The same principal applies to boosted EFI applications; the regulator needs to allow additional fuel pressure to overcome resistance created by boost pressure. For example, let’s say a boosted application runs 45 psi of fuel pressure to the injector when under no boost. Let’s say the engine is then put under 20 psi of boost pressure. That means the intake manifold, where the fuel injectors are mounted and spray into, is pressurized by 20 psi. This pressure then “pushes back” fuel in the injector/fuel rail by 20 psi. That means the fuel pressure in the fuel rail must be increased by 20 psi to compensate. So, the 20 psi of boost reference to the Pressure Reference Port causes the regulator to increase fuel pressure in the fuel rail/delivered to the injector from 45 psi to 65 psi – thereby compensating for the 20 psi of resistance created by boost pressure.

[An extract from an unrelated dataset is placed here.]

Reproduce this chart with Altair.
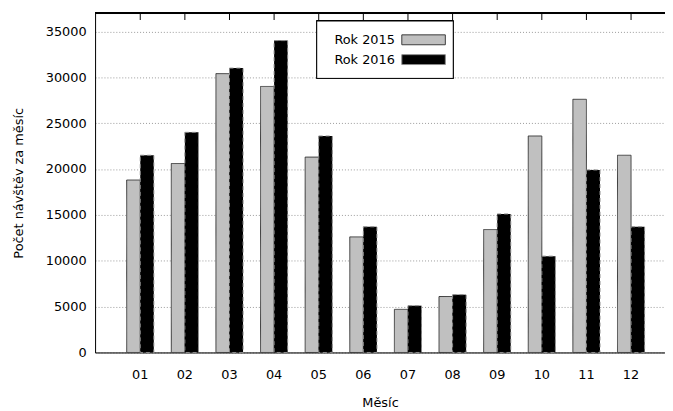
import altair as alt
import pandas as pd

months = ["01", "02", "03", "04", "05", "06", "07", "08", "09", "10", "11", "12"]
rok2015 = [18800, 20600, 30400, 29000, 21300, 12600, 4700, 6100, 13400, 23600, 27600, 21500]
rok2016 = [21500, 24000, 31000, 34000, 23600, 13700, 5100, 6300, 15100, 10500, 19900, 13700]
series = ["Rok 2015", "Rok 2016"]
y_ticks = [0, 5000, 10000, 15000, 20000, 25000, 30000, 35000]
y_max = 37000

rows = []
for i, m in enumerate(months):
    rows.append({"mesic": m, "rok": series[0], "pocet": rok2015[i]})
    rows.append({"mesic": m, "rok": series[1], "pocet": rok2016[i]})
df = pd.DataFrame(rows)
df_months = pd.DataFrame({"mesic": months})
df_series = pd.DataFrame({"rok": series})

FONT = "DejaVu Sans"
W, H = 576, 343

xscale = alt.Scale(domain=months, paddingInner=0.392, paddingOuter=0.5827, align=0.608)
fill_scale = alt.Scale(domain=series, range=["#c0c0c0", "#000000"])
stroke_cond = alt.condition(alt.datum.rok == series[1], alt.value("#8c8c8c"), alt.value("#3c3c3c"))
dash_cond = alt.condition(alt.datum.rok == series[1], alt.value([4, 3]), alt.value([1, 0]))

x_axis = alt.Axis(
    title="Měsíc", labelAngle=0, ticks=False, domain=True, domainColor="black",
    domainWidth=1, labelFontSize=13, labelPadding=16, titleFontSize=13,
    titleFontWeight="normal", titlePadding=16, grid=False,
    labelColor="black", titleColor="black", labelFont=FONT, titleFont=FONT,
)

bars = alt.Chart(df).mark_bar(strokeWidth=1).encode(
    x=alt.X("mesic:N", scale=xscale, sort=months, axis=x_axis),
    xOffset=alt.XOffset("rok:N", scale=alt.Scale(domain=series, paddingInner=0, paddingOuter=0)),
    y=alt.Y(
        "pocet:Q",
        scale=alt.Scale(domain=[0, y_max], nice=False),
        axis=alt.Axis(
            values=y_ticks, title="Počet návštěv za měsíc", grid=True, gridDash=[1, 2],
            gridColor="#9a9a9a", gridWidth=1, ticks=False, domain=True, domainColor="black",
            labelPadding=9, labelFontSize=13, titleFontSize=13, titleFontWeight="normal",
            titlePadding=20, labelColor="black", titleColor="black", labelFont=FONT,
            titleFont=FONT, format="d",
        ),
    ),
    fill=alt.Fill("rok:N", scale=fill_scale, legend=None),
    stroke=stroke_cond,
    strokeDash=dash_cond,
)

# top border and mirrored x tics (gnuplot style)
top_border = alt.Chart(df_months).mark_rule(color="black", strokeWidth=1).encode(
    y=alt.datum(y_max),
)
top_ticks = alt.Chart(df_months).mark_rule(color="black", strokeWidth=1).encode(
    x=alt.X("mesic:N", sort=months, axis=x_axis),
    y=alt.value(0),
    y2=alt.value(7),
)

# legend box (gnuplot style: text left, swatch right)
legend_frame = alt.Chart(df_months).mark_rect(fill="white", stroke="black", strokeWidth=1).encode(
    x=alt.value(224), x2=alt.value(362), y=alt.value(8), y2=alt.value(66),
)
legend_layers = []
for i, s in enumerate(series):
    base = alt.Chart(df_series).transform_filter(alt.datum.rok == s)
    yc = 27 + 20 * i
    legend_layers.append(
        base.mark_text(align="right", baseline="middle", fontSize=13, font=FONT, color="black").encode(
            x=alt.value(303), y=alt.value(yc), text="rok:N",
        )
    )
    legend_layers.append(
        base.mark_rect(strokeWidth=1).encode(
            x=alt.value(310), x2=alt.value(354), y=alt.value(yc - 5), y2=alt.value(yc + 5),
            fill=alt.Fill("rok:N", scale=fill_scale, legend=None),
            stroke=stroke_cond,
            strokeDash=dash_cond,
        )
    )

chart = alt.layer(bars, top_border, top_ticks, legend_frame, *legend_layers).properties(
    width=W, height=H,
    autosize=alt.AutoSizeParams(type="none"),
    padding={"left": 88, "top": 3, "right": 0, "bottom": 56},
).configure_view(stroke=None).configure(font=FONT)

chart.save("out.html", embed_options={"renderer": "svg", "actions": False})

However, it should be noted various conditions can affect regulated pressure readings. While Bypass (Return) Style or Blocking (Traditional) Style regulators that use diaphragms are exactly 1:1, in some situations when measurements are taken, it appears less than 1:1. For example, some with Bypass Style regulators have measured their fuel pressure and boost pressure for a blown application and found it to be less than 1:1. For many of these users, they are comparing the operating conditions between idle and full throttle. During full throttle operation, much less fuel is returning back to the fuel tank than during idle operation. When the regulator is returning less fuel, the diaphragm is “more closed” and therefore in a slightly different position, such that the amount of squeeze on the diaphragm spring is less. With less force from the spring, the pressure lowers. The amount of pressure change as a result of how much flow difference is going through the valve is known as the Regulation Slope. Regulation Slope represents the amount of pressure difference (PSI) expected per change in flow rate (GPM). For example, say an engine consumes 1 GPM (60 GPH) at full throttle and the regulator has a Regulation Slope of 3 PSI/GPM, then we can expect that the fuel pressure will lower by 3 PSI at full throttle compared to when measured at idle.